Median time played on steam for my games.

Something very interesting is happening with Democracy 2. because the game is now on steam, for the first time ever I am getting accurate figures for how long people play the game for. Steam tracks that automatically and gives you nice charts and graphs for it, which is very handy.

The values for Democracy 2 are staggeringly high. They won;t seem high, when i tell you what they are in a minute, but from chatting to other devs, and looking at my other steam games, they are disproportionately high.

For those who aren’t familiar with it, Democracy 2 is a pretty complex strategy game, that is based around running a fictional country. It has a fair bit of text to read, but nothing like the backstory in a game like dishonored. It’s a game of balancing competing needs (which is essentially what all strategy games are), and it has a lot of variables to tweak, just like all my games do.

The median time played right now is 2 hours and nine minutes. Does that seem short? Trust me, it’s pretty long, because the values are massively dragged down by people who buy games on impulse in a one-day sale, and only ever play them once. (Steam only counts games that have been actually played for a minute or more). For those who love comparing stats, the average time played is 3 hours 33 minutes. The game has been on steam less than a month, so you would expect that value to rise over time, as people revisit the game (although D2 has not been in a steam sale, which might explain some of this)

That compares extremely well with Gratuitous Tank and Space Battles. The average play time per session for both games is pretty much identical, but there is a massive difference in the distribution of time played. GTB basically hooks everyone for at least 20 minutes, then there is a falloff downwards until you reach this massive spike at 200minutes+

With Democracy 2, everyone is playing at least an hour, then there is a smooth drop off to the eight hour mark. D2 doesn’t have this weird U shaped distribution like GTB does.

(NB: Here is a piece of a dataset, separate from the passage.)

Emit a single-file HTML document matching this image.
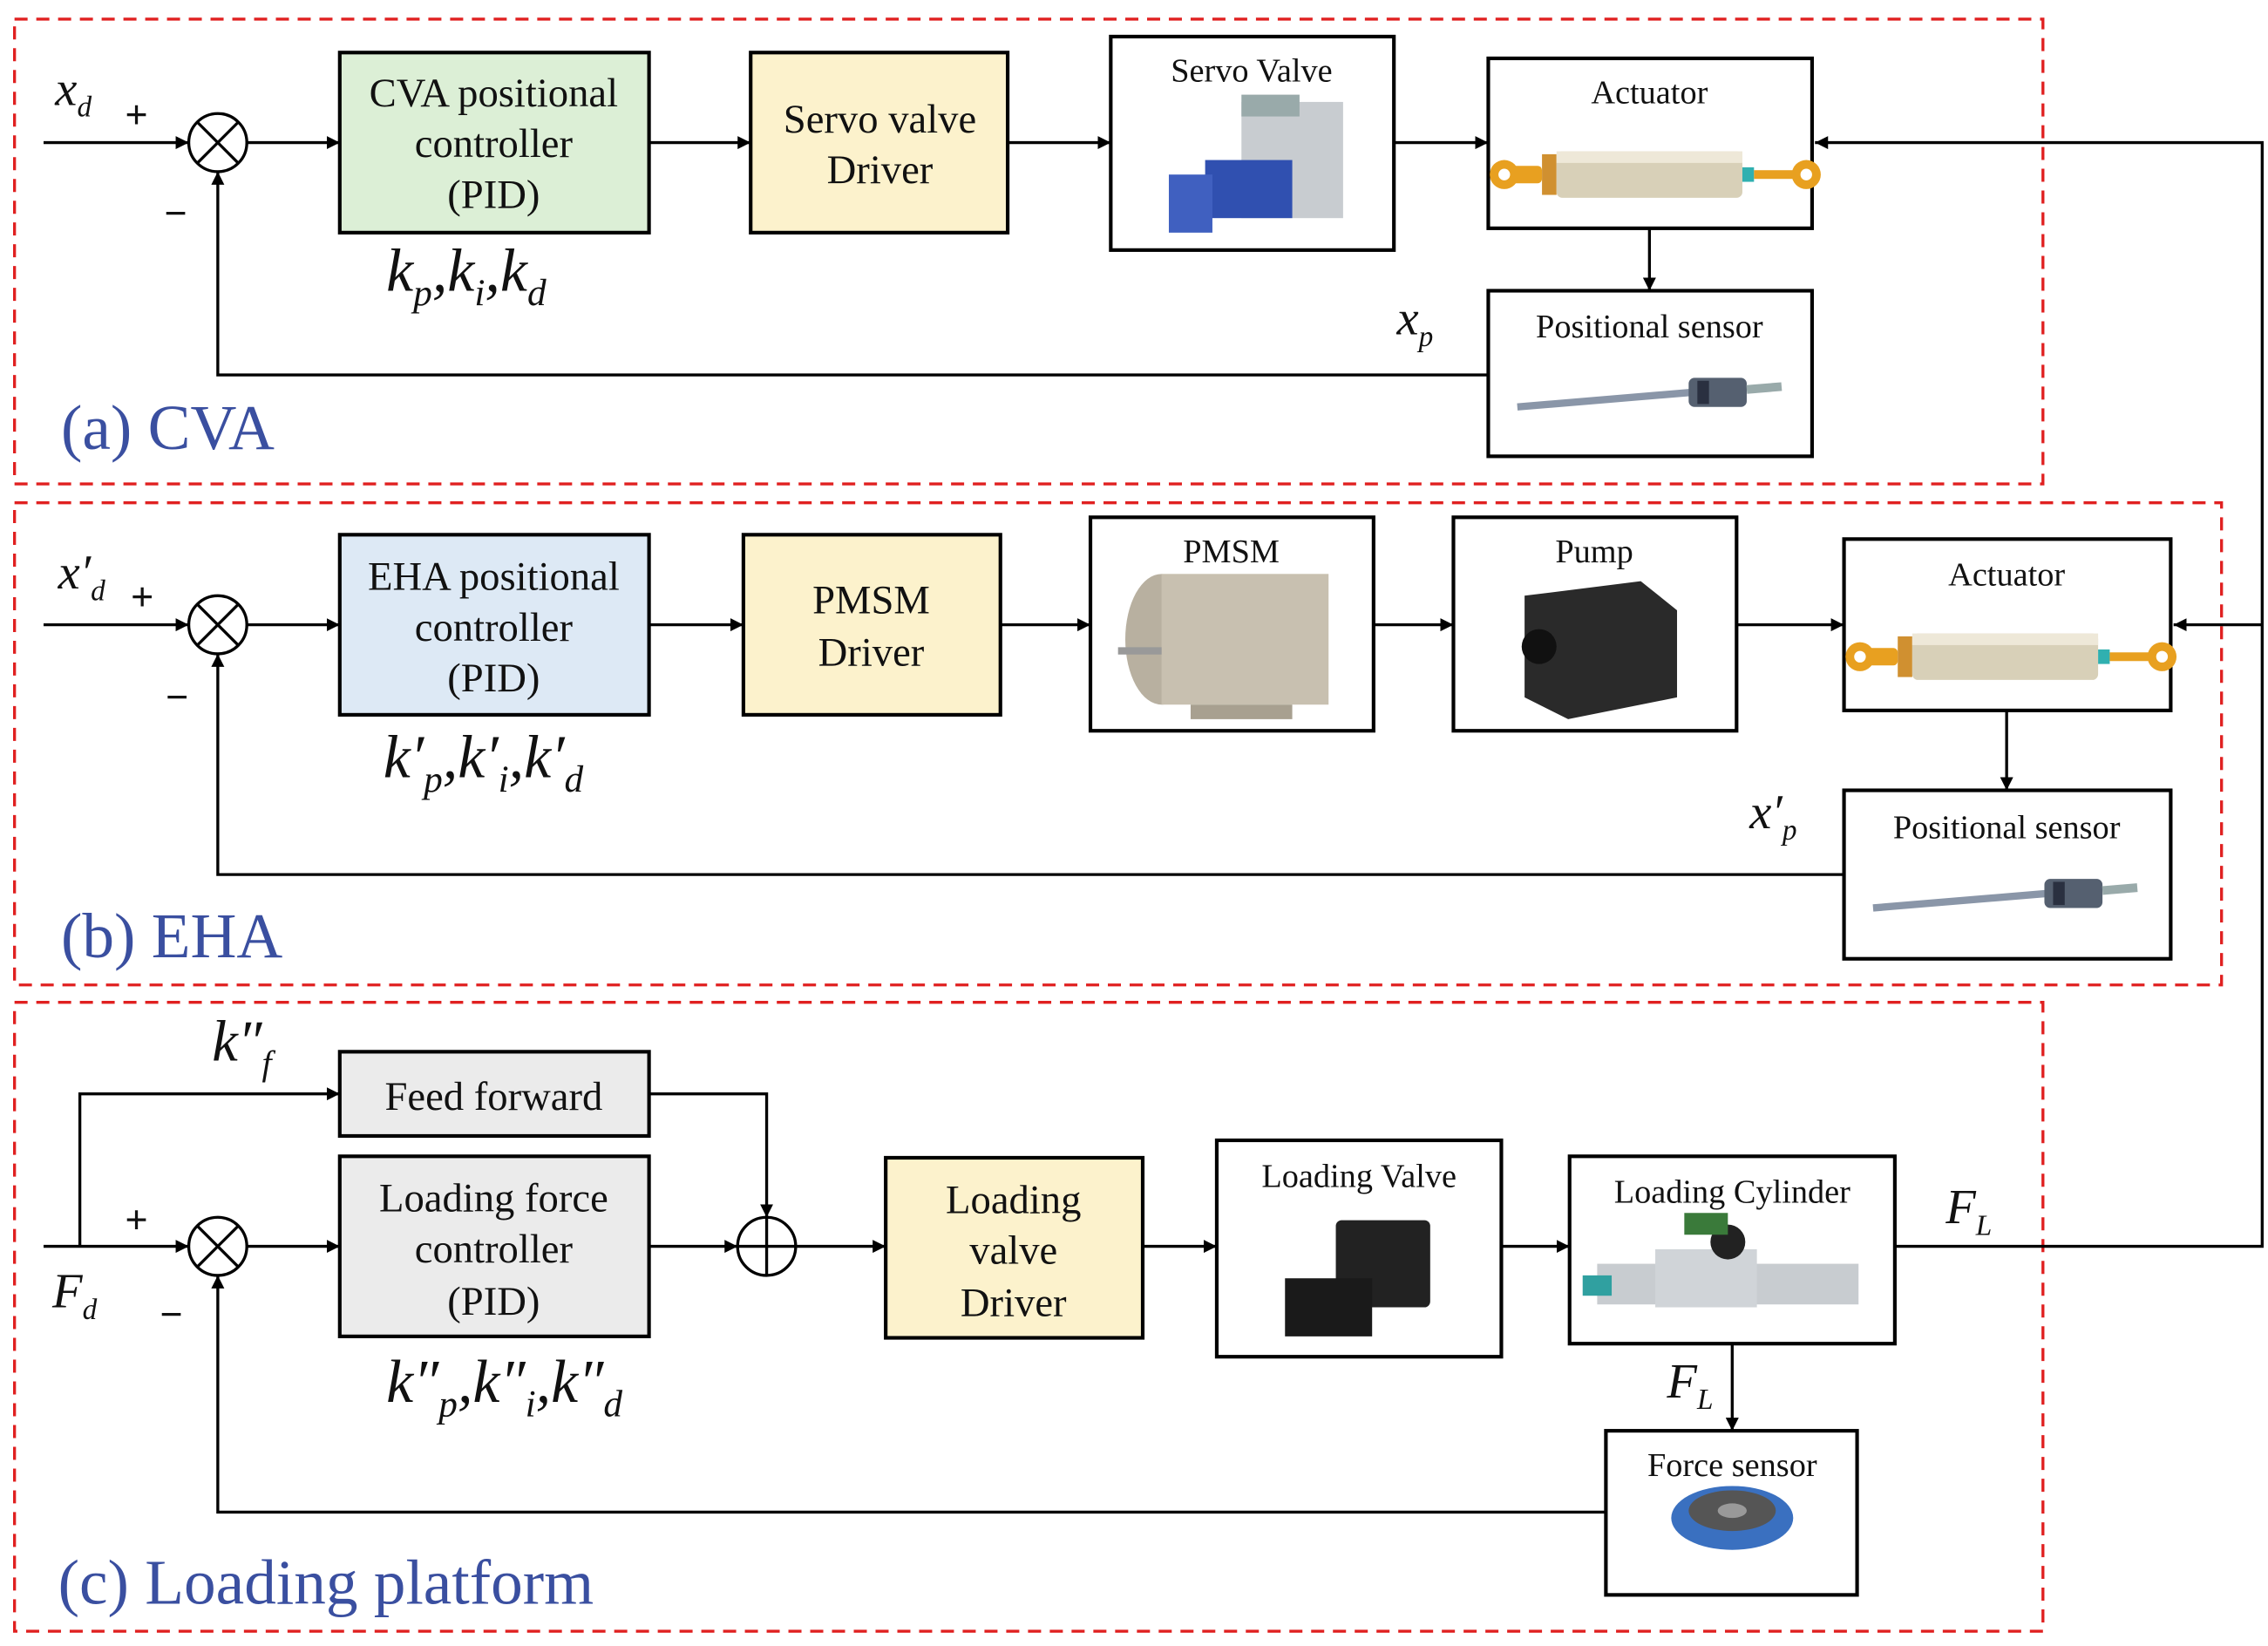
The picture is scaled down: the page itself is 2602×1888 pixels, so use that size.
<!DOCTYPE html>
<html><head><meta charset="utf-8"><style>
html,body{margin:0;padding:0;background:#fff;}
svg{display:block;}
text{font-family:"Liberation Serif",serif;fill:#111;}
.bt{font-size:28px;text-anchor:middle;}
.st{font-size:23px;text-anchor:middle;}
.lab{font-size:44px;fill:#3a4fa0;}
.m{font-style:italic;}
.pm{font-size:28px;font-weight:bold;}
</style></head><body>
<svg width="2602" height="1888" viewBox="0 0 1562 1133" xmlns="http://www.w3.org/2000/svg">
<defs>
<marker id="a" viewBox="0 0 10 10" refX="10" refY="5" markerWidth="9" markerHeight="9" markerUnits="userSpaceOnUse" orient="auto"><path d="M0,0 L10,5 L0,10 z" fill="#000"/></marker>
<g id="act">
<rect x="0" y="-6" width="22" height="12" fill="#e8a020" rx="3"/>
<circle cx="-4" cy="0" r="10" fill="#e8a020"/><circle cx="-4" cy="0" r="4" fill="#fff"/>
<rect x="22" y="-14" width="10" height="28" fill="#d09030"/>
<rect x="32" y="-16" width="128" height="32" fill="#d8d0b8" rx="4"/>
<rect x="32" y="-16" width="128" height="8" fill="#eee8d8"/>
<rect x="160" y="-5" width="8" height="10" fill="#30b0b0"/>
<rect x="168" y="-3" width="30" height="6" fill="#e8a020"/>
<circle cx="204" cy="0" r="10" fill="#e8a020"/><circle cx="204" cy="0" r="4" fill="#fff"/>
</g>
<g id="sens">
<line x1="0" y1="10" x2="120" y2="0" stroke="#8a96a8" stroke-width="5"/>
<rect x="118" y="-10" width="40" height="20" fill="#556070" rx="4"/>
<rect x="124" y="-8" width="8" height="16" fill="#2a3040"/>
<line x1="158" y1="-2" x2="182" y2="-4" stroke="#9aa" stroke-width="6"/>
</g>
</defs>
<g fill="none" stroke="#e02020" stroke-width="2" stroke-dasharray="9,6">
<rect x="10" y="13" width="1397" height="320"/>
<rect x="10" y="346" width="1520" height="332"/>
<rect x="10" y="690" width="1397" height="433"/>
</g>
<g stroke="#000" stroke-width="2" fill="none">
<line x1="30" y1="98" x2="130" y2="98" marker-end="url(#a)"/>
<line x1="170" y1="98" x2="234" y2="98" marker-end="url(#a)"/>
<line x1="447" y1="98" x2="517" y2="98" marker-end="url(#a)"/>
<line x1="694" y1="98" x2="765" y2="98" marker-end="url(#a)"/>
<line x1="960" y1="98" x2="1025" y2="98" marker-end="url(#a)"/>
<line x1="1136" y1="157" x2="1136" y2="200" marker-end="url(#a)"/>
<polyline points="1025,258 150,258 150,118" marker-end="url(#a)"/>
<line x1="30" y1="430" x2="130" y2="430" marker-end="url(#a)"/>
<line x1="170" y1="430" x2="234" y2="430" marker-end="url(#a)"/>
<line x1="447" y1="430" x2="512" y2="430" marker-end="url(#a)"/>
<line x1="689" y1="430" x2="751" y2="430" marker-end="url(#a)"/>
<line x1="946" y1="430" x2="1001" y2="430" marker-end="url(#a)"/>
<line x1="1196" y1="430" x2="1270" y2="430" marker-end="url(#a)"/>
<line x1="1382" y1="489" x2="1382" y2="544" marker-end="url(#a)"/>
<polyline points="1270,602 150,602 150,450" marker-end="url(#a)"/>
<polyline points="1305,858 1558,858 1558,98 1250,98" marker-end="url(#a)"/>
<line x1="1558" y1="430" x2="1497" y2="430" marker-end="url(#a)"/>
<line x1="30" y1="858" x2="130" y2="858" marker-end="url(#a)"/>
<polyline points="55,858 55,753 234,753" marker-end="url(#a)"/>
<polyline points="447,753 528,753 528,838" marker-end="url(#a)"/>
<line x1="170" y1="858" x2="234" y2="858" marker-end="url(#a)"/>
<line x1="447" y1="858" x2="508" y2="858" marker-end="url(#a)"/>
<line x1="548" y1="858" x2="610" y2="858" marker-end="url(#a)"/>
<line x1="787" y1="858" x2="838" y2="858" marker-end="url(#a)"/>
<line x1="1034" y1="858" x2="1081" y2="858" marker-end="url(#a)"/>
<line x1="1193" y1="925" x2="1193" y2="985" marker-end="url(#a)"/>
<polyline points="1106,1041 150,1041 150,878" marker-end="url(#a)"/>
<circle cx="150" cy="98" r="20" fill="#fff"/>
<line x1="136" y1="84" x2="164" y2="112"/><line x1="164" y1="84" x2="136" y2="112"/>
<circle cx="150" cy="430" r="20" fill="#fff"/>
<line x1="136" y1="416" x2="164" y2="444"/><line x1="164" y1="416" x2="136" y2="444"/>
<circle cx="150" cy="858" r="20" fill="#fff"/>
<line x1="136" y1="844" x2="164" y2="872"/><line x1="164" y1="844" x2="136" y2="872"/>
<circle cx="528" cy="858" r="20" fill="#fff"/>
<line x1="508" y1="858" x2="548" y2="858"/><line x1="528" y1="838" x2="528" y2="878"/>
</g>
<g stroke="#000" stroke-width="2.5">
<rect x="234" y="36" width="213" height="124" fill="#dcefd6"/>
<rect x="517" y="36" width="177" height="124" fill="#fcf2cc"/>
<rect x="765" y="25" width="195" height="147" fill="#fff"/>
<rect x="1025" y="40" width="223" height="117" fill="#fff"/>
<rect x="1025" y="200" width="223" height="114" fill="#fff"/>
<rect x="234" y="368" width="213" height="124" fill="#dde9f5"/>
<rect x="512" y="368" width="177" height="124" fill="#fcf2cc"/>
<rect x="751" y="356" width="195" height="147" fill="#fff"/>
<rect x="1001" y="356" width="195" height="147" fill="#fff"/>
<rect x="1270" y="371" width="225" height="118" fill="#fff"/>
<rect x="1270" y="544" width="225" height="116" fill="#fff"/>
<rect x="234" y="724" width="213" height="58" fill="#ebebeb"/>
<rect x="234" y="796" width="213" height="124" fill="#ebebeb"/>
<rect x="610" y="797" width="177" height="124" fill="#fcf2cc"/>
<rect x="838" y="785" width="196" height="149" fill="#fff"/>
<rect x="1081" y="796" width="224" height="129" fill="#fff"/>
<rect x="1106" y="985" width="173" height="113" fill="#fff"/>
</g>
<g>
<rect x="855" y="70" width="70" height="80" fill="#c8ccd0"/><rect x="830" y="110" width="60" height="40" fill="#3050b0"/>
<rect x="805" y="120" width="30" height="40" fill="#4060c0"/><rect x="855" y="65" width="40" height="15" fill="#9aa"/>
<use href="#act" x="1040" y="120"/>
<use href="#sens" x="1045" y="270"/>
<ellipse cx="800" cy="440" rx="25" ry="45" fill="#b8b0a0"/>
<rect x="800" y="395" width="115" height="90" fill="#c8c0b0"/>
<rect x="820" y="485" width="70" height="10" fill="#a8a090"/>
<line x1="770" y1="448" x2="800" y2="448" stroke="#999" stroke-width="5"/>
<path d="M1050,410 L1130,400 L1155,420 L1155,480 L1080,495 L1050,480 Z" fill="#2a2a2a"/>
<circle cx="1060" cy="445" r="12" fill="#111"/>
<use href="#act" x="1285" y="452"/>
<use href="#sens" x="1290" y="615"/>
<rect x="920" y="840" width="65" height="60" fill="#222" rx="4"/><rect x="885" y="880" width="60" height="40" fill="#1a1a1a"/>
<rect x="1100" y="870" width="180" height="28" fill="#c8ccd0"/>
<rect x="1140" y="860" width="70" height="40" fill="#d0d4d8"/>
<circle cx="1190" cy="855" r="12" fill="#222"/>
<rect x="1160" y="835" width="30" height="15" fill="#3a7a3a"/>
<rect x="1090" y="878" width="20" height="14" fill="#30a0a0"/>
<ellipse cx="1193" cy="1045" rx="42" ry="22" fill="#3a70c0"/>
<ellipse cx="1193" cy="1040" rx="30" ry="14" fill="#555"/>
<ellipse cx="1193" cy="1040" rx="10" ry="5" fill="#999"/>
</g>
<text class="bt" x="340" y="73">CVA positional</text>
<text class="bt" x="340" y="108">controller</text>
<text class="bt" x="340" y="143">(PID)</text>
<text class="bt" x="606" y="91">Servo valve</text>
<text class="bt" x="606" y="126">Driver</text>
<text class="st" x="862" y="56">Servo Valve</text>
<text class="st" x="1136" y="71">Actuator</text>
<text class="st" x="1136" y="232">Positional sensor</text>
<text class="bt" x="340" y="406">EHA positional</text>
<text class="bt" x="340" y="441">controller</text>
<text class="bt" x="340" y="476">(PID)</text>
<text class="bt" x="600" y="422">PMSM</text>
<text class="bt" x="600" y="458">Driver</text>
<text class="st" x="848" y="387">PMSM</text>
<text class="st" x="1098" y="387">Pump</text>
<text class="st" x="1382" y="403">Actuator</text>
<text class="st" x="1382" y="577">Positional sensor</text>
<text class="bt" x="340" y="764">Feed forward</text>
<text class="bt" x="340" y="834">Loading force</text>
<text class="bt" x="340" y="869">controller</text>
<text class="bt" x="340" y="905">(PID)</text>
<text class="bt" x="698" y="835">Loading</text>
<text class="bt" x="698" y="870">valve</text>
<text class="bt" x="698" y="906">Driver</text>
<text class="st" x="936" y="817">Loading Valve</text>
<text class="st" x="1193" y="828">Loading Cylinder</text>
<text class="st" x="1193" y="1016">Force sensor</text>
<g font-size="34">
<text x="38" y="72" class="m">x<tspan font-size="20" dy="8">d</tspan></text>
<text x="86" y="88" class="pm">+</text><text x="113" y="156" class="pm">−</text>
<text x="266" y="200" class="m" font-size="42">k<tspan font-size="26" dy="10">p</tspan><tspan dy="-10">,k</tspan><tspan font-size="26" dy="10">i</tspan><tspan dy="-10">,k</tspan><tspan font-size="26" dy="10">d</tspan></text>
<text x="962" y="230" class="m">x<tspan font-size="20" dy="8">p</tspan></text>
<text x="40" y="405" class="m">x′<tspan font-size="20" dy="8">d</tspan></text>
<text x="90" y="420" class="pm">+</text><text x="114" y="489" class="pm">−</text>
<text x="264" y="535" class="m" font-size="42">k′<tspan font-size="26" dy="10">p</tspan><tspan dy="-10">,k′</tspan><tspan font-size="26" dy="10">i</tspan><tspan dy="-10">,k′</tspan><tspan font-size="26" dy="10">d</tspan></text>
<text x="1205" y="570" class="m">x′<tspan font-size="20" dy="8">p</tspan></text>
<text x="146" y="730" class="m" font-size="40">k″<tspan font-size="24" dy="10">f</tspan></text>
<text x="86" y="849" class="pm">+</text><text x="110" y="914" class="pm">−</text>
<text x="36" y="900" class="m">F<tspan font-size="20" dy="8">d</tspan></text>
<text x="266" y="965" class="m" font-size="42">k″<tspan font-size="26" dy="10">p</tspan><tspan dy="-10">,k″</tspan><tspan font-size="26" dy="10">i</tspan><tspan dy="-10">,k″</tspan><tspan font-size="26" dy="10">d</tspan></text>
<text x="1340" y="842" class="m">F<tspan font-size="20" dy="8">L</tspan></text>
<text x="1148" y="962" class="m">F<tspan font-size="20" dy="8">L</tspan></text>
</g>
<text class="lab" x="42" y="309">(a) CVA</text>
<text class="lab" x="42" y="659">(b) EHA</text>
<text class="lab" x="40" y="1104">(c) Loading platform</text>
</svg>
</body></html>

Which would imply…errrr?  maybe that GTB does a bad job of helping people through the mid-game, but if they manage it, they are hooked and play forever. I wonder if people get stuck on a specific level, and then either make it through, and keep having fun, or they give up? some aspects of the game design are based entirely around avoiding that situation, but they may be failing.

two things I definitely conclude are that a) it’s good data to have and b)Democracy 2 does very well despite it’s age.